Despite the relative narrowness of this “freedom of the pen,” many contemporary arguments for free speech stem from the same Enlightenment impulse and apply primarily to the type of speech Kant has in mind. Readers may be familiar with the notion that free speech does not apply to acts like shouting “Fire!” in a crowded theater, but Kant’s notion of freedom of the pen opens a door to even tighter constraints.

The Separation of Church and State

The Age of Enlightenment gave rise to the notion that the church and the state should operate in totally separate spheres—the so-called separation of church and state. This idea, enshrined in the founding documents of the United States by their Enlightenment authors around the same time that Kant was writing, is more radical than the arrangement Kant argues for under Frederick the Great. Lutheranism was the established state faith of Prussia at the time, and clergy of the Prussian church were government employees. Kant does not argue against this arrangement.

The fact that the Prussian clergy were ultimately accountable to King Frederick sheds new light on the importance of Kant’s distinction between public and private uses of reason. The monarch might control the actions of the clergy when they are operating in their official clerical capacities but cannot legitimately prevent them from employing reason for the enlightenment of the public. Governments must allow those within and subject to them to engage in public discourse even when that discourse criticizes the government and its laws. The same goes for other institutions: Members of the clergy, Kant maintains, can criticize church doctrine as scholars without in any way threatening the functioning of the institution of the church.

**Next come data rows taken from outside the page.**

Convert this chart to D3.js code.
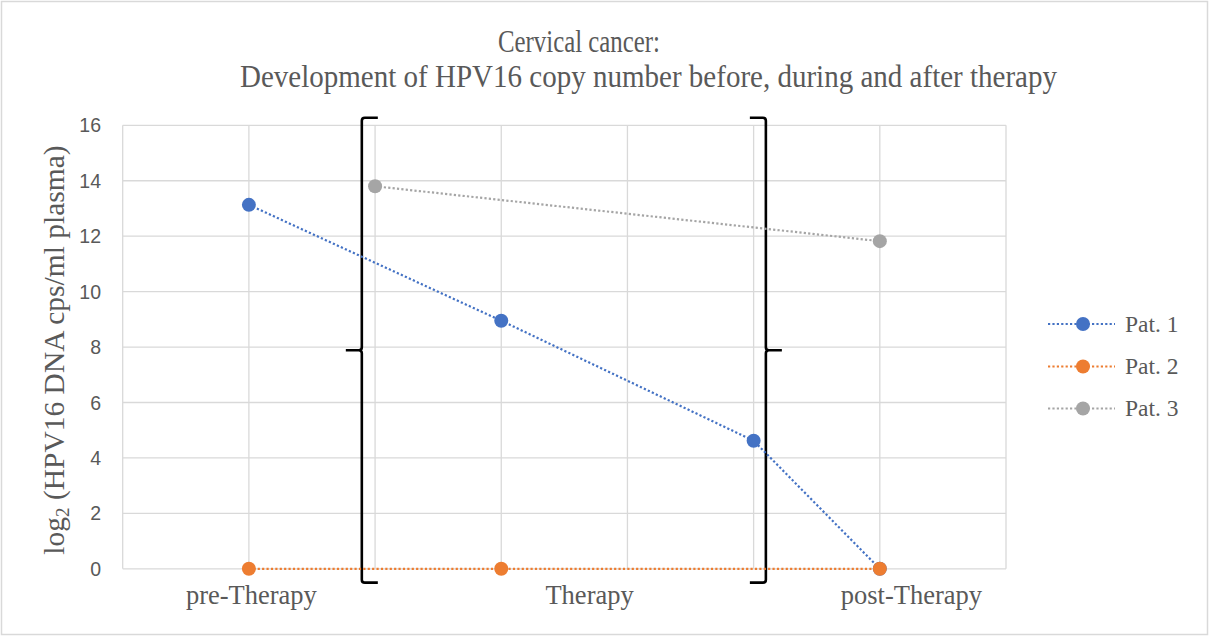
<!DOCTYPE html>
<html><head><meta charset="utf-8">
<script src="https://cdn.jsdelivr.net/npm/d3@7"></script>
<style>body{margin:0;background:#fff}svg{display:block}</style>
</head><body>
<svg id="c" width="1210" height="637"></svg>
<script>
const seriesNames = ["Pat. 1", "Pat. 2", "Pat. 3"];
const seriesColors = ["#4472C4", "#ED7D31", "#A5A5A5"];
const pat1X = [1, 3, 5, 6];
const pat1Y = [13.13, 8.95, 4.62, 0];
const pat2X = [1, 3, 6];
const pat2Y = [0, 0, 0];
const pat3X = [2, 6];
const pat3Y = [13.8, 11.82];
const yTicks = [0, 2, 4, 6, 8, 10, 12, 14, 16];
const xGrid = [0, 1, 2, 3, 4, 5, 6, 7];
const xLabels = ["pre-Therapy", "Therapy", "post-Therapy"];
const xLabelAt = [1.02, 3.7, 6.25];
const bracketX = [1.895, 5.097];
const titleLines = ["Cervical cancer:", "Development of HPV16 copy number before, during and after therapy"];

const svg = d3.select("#c");
const W = 1210, H = 637;
svg.append("rect").attr("x", 1.5).attr("y", 1.5).attr("width", W - 4).attr("height", H - 4)
  .attr("fill", "#fff").attr("stroke", "#d9d9d9").attr("stroke-width", 1.5);

const x = d3.scaleLinear().domain([0, 7]).range([122.7, 1006]);
const y = d3.scaleLinear().domain([0, 16]).range([568.8, 125.3]);

const g = svg.append("g");
g.selectAll("line.h").data(yTicks).join("line")
  .attr("x1", x(0)).attr("x2", x(7)).attr("y1", d => y(d)).attr("y2", d => y(d))
  .attr("stroke", "#d9d9d9").attr("stroke-width", 1.3);
g.selectAll("line.v").data(xGrid).join("line")
  .attr("y1", y(0)).attr("y2", y(16)).attr("x1", d => x(d)).attr("x2", d => x(d))
  .attr("stroke", "#d9d9d9").attr("stroke-width", 1.3);

g.selectAll("text.yt").data(yTicks).join("text")
  .attr("x", 101).attr("y", d => y(d)).attr("dy", "0.36em")
  .attr("text-anchor", "end").attr("fill", "#595959")
  .style("font-family", "'Liberation Sans', Arial, sans-serif").style("font-size", "19.5px")
  .text(d => d);

g.selectAll("text.xl").data(xLabels).join("text")
  .attr("x", (d, i) => x(xLabelAt[i])).attr("y", 604)
  .attr("text-anchor", "middle").attr("fill", "#595959")
  .style("font-family", "'Liberation Serif', 'Times New Roman', serif").style("font-size", "26.5px")
  .text(d => d);

const bTop = y(16.27), bBot = y(-0.5), bMid = (bTop + bBot) / 2, arm = 16, nub = 16, r = 3;
function bracePath(xv, dir) {
  const X = x(xv);
  return `M${X + dir * arm},${bTop} L${X + dir * r},${bTop} Q${X},${bTop} ${X},${bTop + r}
    L${X},${bMid - r} Q${X},${bMid} ${X - dir * r},${bMid} L${X - dir * nub},${bMid}
    M${X - dir * r},${bMid} Q${X},${bMid} ${X},${bMid + r}
    L${X},${bBot - r} Q${X},${bBot} ${X + dir * r},${bBot} L${X + dir * arm},${bBot}`;
}
g.append("path").attr("d", bracePath(bracketX[0], 1)).attr("fill", "none").attr("stroke", "#000").attr("stroke-width", 2.6);
g.append("path").attr("d", bracePath(bracketX[1], -1)).attr("fill", "none").attr("stroke", "#000").attr("stroke-width", 2.6);

const series = [
  pat1X.map((v, i) => [v, pat1Y[i]]),
  pat2X.map((v, i) => [v, pat2Y[i]]),
  pat3X.map((v, i) => [v, pat3Y[i]])
];
const line = d3.line().x(d => x(d[0])).y(d => y(d[1]));
[2, 0, 1].forEach(si => {
  g.append("path").datum(series[si]).attr("d", line).attr("fill", "none")
    .attr("stroke", seriesColors[si]).attr("stroke-width", 2.2)
    .attr("stroke-dasharray", "2.2,2.2");
});
[2, 0, 1].forEach(si => {
  g.selectAll(null).data(series[si]).join("circle")
    .attr("cx", d => x(d[0])).attr("cy", d => y(d[1])).attr("r", 7)
    .attr("fill", seriesColors[si]);
});

const legY = [324, 366.5, 408.5];
seriesNames.forEach((n, i) => {
  const lg = svg.append("g");
  lg.append("line").attr("x1", 1048).attr("x2", 1115).attr("y1", legY[i]).attr("y2", legY[i])
    .attr("stroke", seriesColors[i]).attr("stroke-width", 2.2).attr("stroke-dasharray", "2.2,2.2");
  lg.append("circle").attr("cx", 1083).attr("cy", legY[i]).attr("r", 7).attr("fill", seriesColors[i]);
  lg.append("text").attr("x", 1125).attr("y", legY[i]).attr("dy", "0.33em").attr("fill", "#595959")
    .style("font-family", "'Liberation Serif', 'Times New Roman', serif").style("font-size", "23.5px").text(n);
});

const titleW = [162, 817];
svg.selectAll("text.tt").data(titleLines).join("text")
  .attr("x", (d, i) => i === 0 ? 579 - titleW[0] / 2 : 648.5 - titleW[1] / 2)
  .attr("y", (d, i) => i === 0 ? 52 : 87)
  .attr("textLength", (d, i) => titleW[i]).attr("lengthAdjust", "spacingAndGlyphs")
  .attr("fill", "#595959")
  .style("font-family", "'Liberation Serif', 'Times New Roman', serif").style("font-size", "31px")
  .text(d => d);

const yt = svg.append("text").attr("transform", "translate(64,350) rotate(-90)")
  .attr("text-anchor", "middle").attr("fill", "#595959")
  .style("font-family", "'Liberation Serif', 'Times New Roman', serif").style("font-size", "29.5px");
yt.append("tspan").text("log");
yt.append("tspan").attr("baseline-shift", "-25%").style("font-size", "19px").text("2");
yt.append("tspan").text(" (HPV16 DNA cps/ml plasma)");
</script>
</body></html>
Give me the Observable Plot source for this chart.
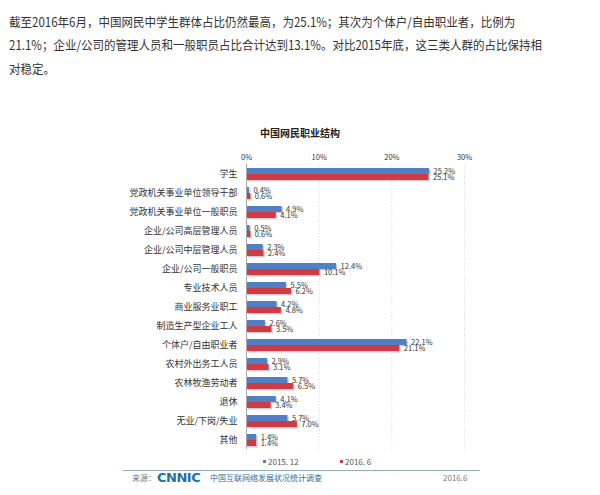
<!DOCTYPE html>
<html>
<head>
<meta charset="utf-8">
<script src="https://cdn.jsdelivr.net/npm/d3@7"></script>
<script src="https://cdn.jsdelivr.net/npm/@observablehq/plot@0.6"></script>
<style>
  html, body { margin: 0; padding: 0; background: #fff; }
  body { width: 600px; height: 495px; position: relative; overflow: hidden; font-family: "Noto Sans CJK SC", sans-serif; }
  .para { position: absolute; left: 9px; top: 10px; font-size: 12.5px; line-height: 23.3px; color: #333; white-space: nowrap; transform: scaleX(0.92); transform-origin: 0 0; }
  .title { position: absolute; left: 0; width: 600px; top: 126px; text-align: center; font-size: 10px; font-weight: bold; color: #222; line-height: 14px; }
  #chart { position: absolute; left: 0; top: 140px; }
  .legend { position: absolute; top: 456px; font-size: 8px; color: #555; line-height: 12px; }
  .legend i { display: inline-block; width: 3px; height: 3px; margin-right: 2px; vertical-align: middle; position: relative; top: -1px; }
  .rule { position: absolute; left: 123px; width: 357px; top: 470px; height: 1px; background: #8fb0bf; }
  .foot { position: absolute; top: 472px; font-size: 8px; line-height: 12px; color: #777; }
  .logo { position: absolute; left: 157px; top: 470px; font-family: "DejaVu Sans", sans-serif; font-weight: bold; font-size: 13px; color: #1f6f9f; line-height: 16px; letter-spacing: -0.5px; }
</style>
</head>
<body>
<div class="para">截至2016年6月，中国网民中学生群体占比仍然最高，为25.1%；其次为个体户/自由职业者，比例为<br>21.1%；企业/公司的管理人员和一般职员占比合计达到13.1%。对比2015年底，这三类人群的占比保持相<br>对稳定。</div>
<div class="title" id="title"></div>
<div id="chart"></div>
<div class="legend" id="leg0" style="left:263px"></div>
<div class="legend" id="leg1" style="left:340px"></div>
<div class="rule"></div>
<div class="foot" style="left:132px">来源：</div>
<div class="logo">CNNIC</div>
<div class="foot" style="left:210px; color:#2a6fa8">中国互联网络发展状况统计调查</div>
<div class="foot" style="left:443px">2016.6</div>
<script>
const chartTitle = "中国网民职业结构";
const categories = [
  "学生",
  "党政机关事业单位领导干部",
  "党政机关事业单位一般职员",
  "企业/公司高层管理人员",
  "企业/公司中层管理人员",
  "企业/公司一般职员",
  "专业技术人员",
  "商业服务业职工",
  "制造生产型企业工人",
  "个体户/自由职业者",
  "农村外出务工人员",
  "农林牧渔劳动者",
  "退休",
  "无业/下岗/失业",
  "其他"
];
const series = ["2015. 12", "2016. 6"];
const v2015 = [25.2, 0.4, 4.9, 0.5, 2.3, 12.4, 5.5, 4.2, 2.6, 22.1, 2.9, 5.7, 4.1, 5.7, 1.4];
const v2016 = [25.1, 0.6, 4.1, 0.6, 2.4, 10.1, 6.2, 4.8, 3.5, 21.1, 3.1, 6.5, 3.4, 7.0, 1.4];
const xTicks = [0, 10, 20, 30];
const colors = ["#4f80c4", "#d03a44"];

const rows = categories.flatMap((c, i) => [
  {category: c, series: series[0], value: v2015[i]},
  {category: c, series: series[1], value: v2016[i]}
]);

document.getElementById("title").textContent = chartTitle;
series.forEach((s, i) => {
  document.getElementById("leg" + i).innerHTML = `<i style="background:${colors[i]}"></i>${s}`;
});

const chart = Plot.plot({
  width: 600,
  height: 312,
  marginLeft: 246,
  marginRight: 136,
  marginTop: 23,
  marginBottom: 2,
  style: {fontFamily: '"Noto Sans CJK SC", sans-serif', color: "#333", background: "transparent"},
  x: {domain: [0, 30]},
  y: {domain: series, paddingInner: 0.08, paddingOuter: 0.62, axis: null},
  fy: {domain: categories, padding: 0},
  color: {domain: series, range: colors},
  marks: [
    Plot.ruleX([10, 20, 30], {stroke: "#e3e3e3", strokeDasharray: "1.5,1.5"}),
    Plot.barX(rows, {x: "value", y: "series", fy: "category", fill: "#cfcfcf", dx: 1.5, dy: 1.5}),
    Plot.barX(rows, {x: "value", y: "series", fy: "category", fill: "series"}),
    Plot.ruleX([0], {stroke: "#a8a8a8"}),
    Plot.text(rows, {x: "value", y: "series", fy: "category", text: d => d.value.toFixed(1) + "%", textAnchor: "start", dx: 4, fontSize: 7.5, fill: "#333"}),
    Plot.axisX({anchor: "top", ticks: xTicks, tickFormat: d => d + "%", tickSize: 0, tickPadding: 5, fontSize: 7.5, label: null}),
    Plot.axisFy({anchor: "left", tickSize: 0, tickPadding: 9, fontSize: 9, label: null})
  ]
});
document.getElementById("chart").appendChild(chart);
</script>
</body>
</html>
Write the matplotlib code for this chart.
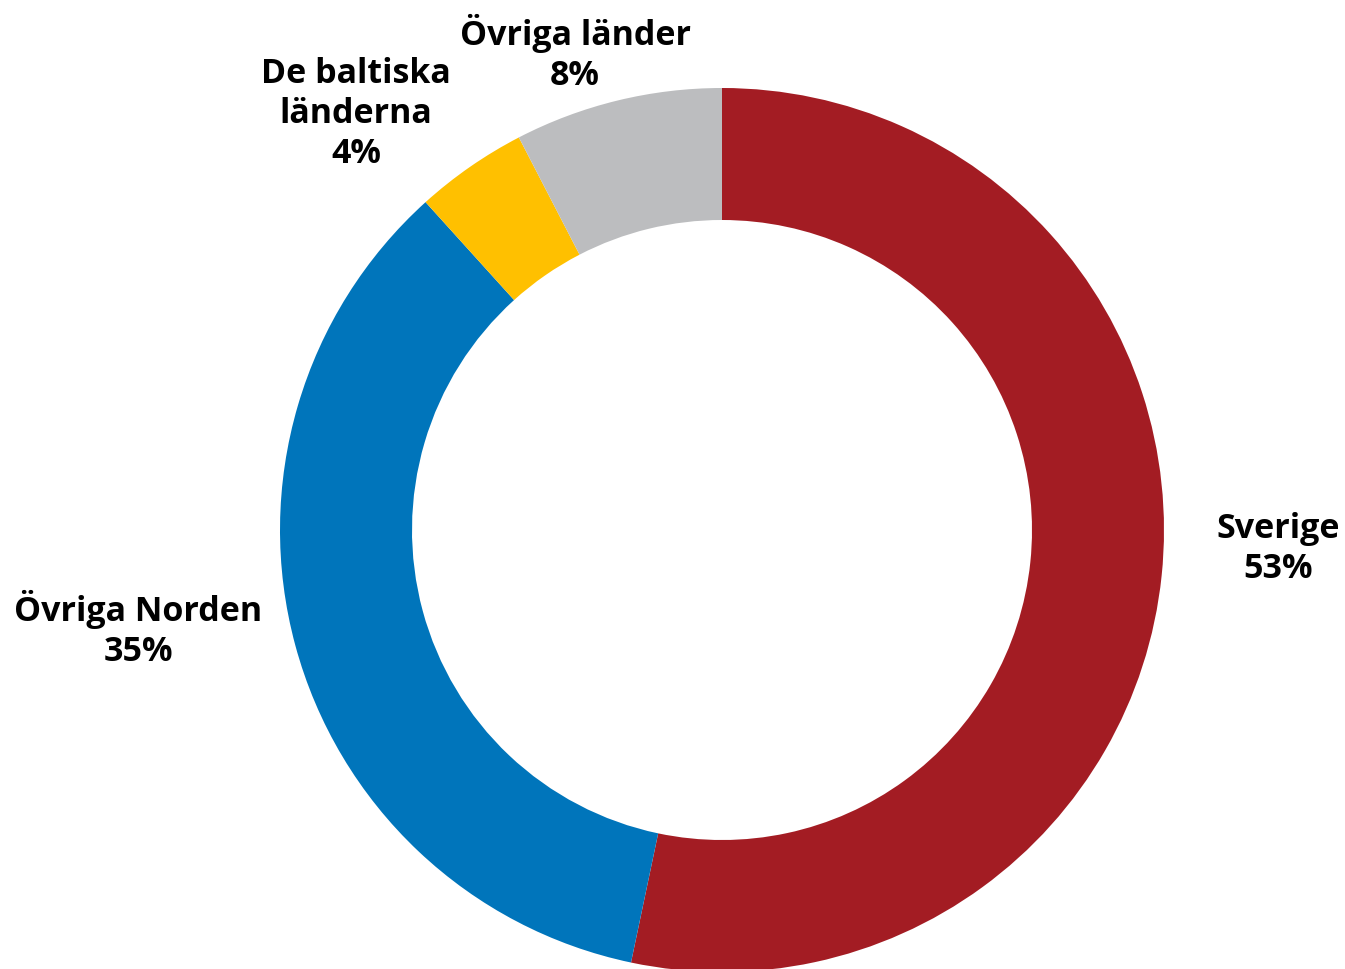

The role of the government—the monarch, in Kant’s case—becomes to safeguard the freedom of the pen, whether from government overreach or from non-governmental church officials looking to restrict criticism of the church. In keeping with social contract theory, Kant maintains that the authority of the monarch “rests on his unification of the people’s collective will in his own” (44, 8:40). A monarch must therefore act in the interest of the public’s enlightenment, which includes “prevent[ing] anyone from forcibly interfering with another’s working as best he can to determine and promote his well-being” (44, 8:40).

Contemporary US separation of church and state not only protects citizens from church authority but also protects religious institutions from government interference. This would have been impossible in Kant’s Prussia because the church was a state institution. Nevertheless, Kant anticipates a contemporary understanding when he argues that part of the government’s role is to protect the citizenry from religious overreach.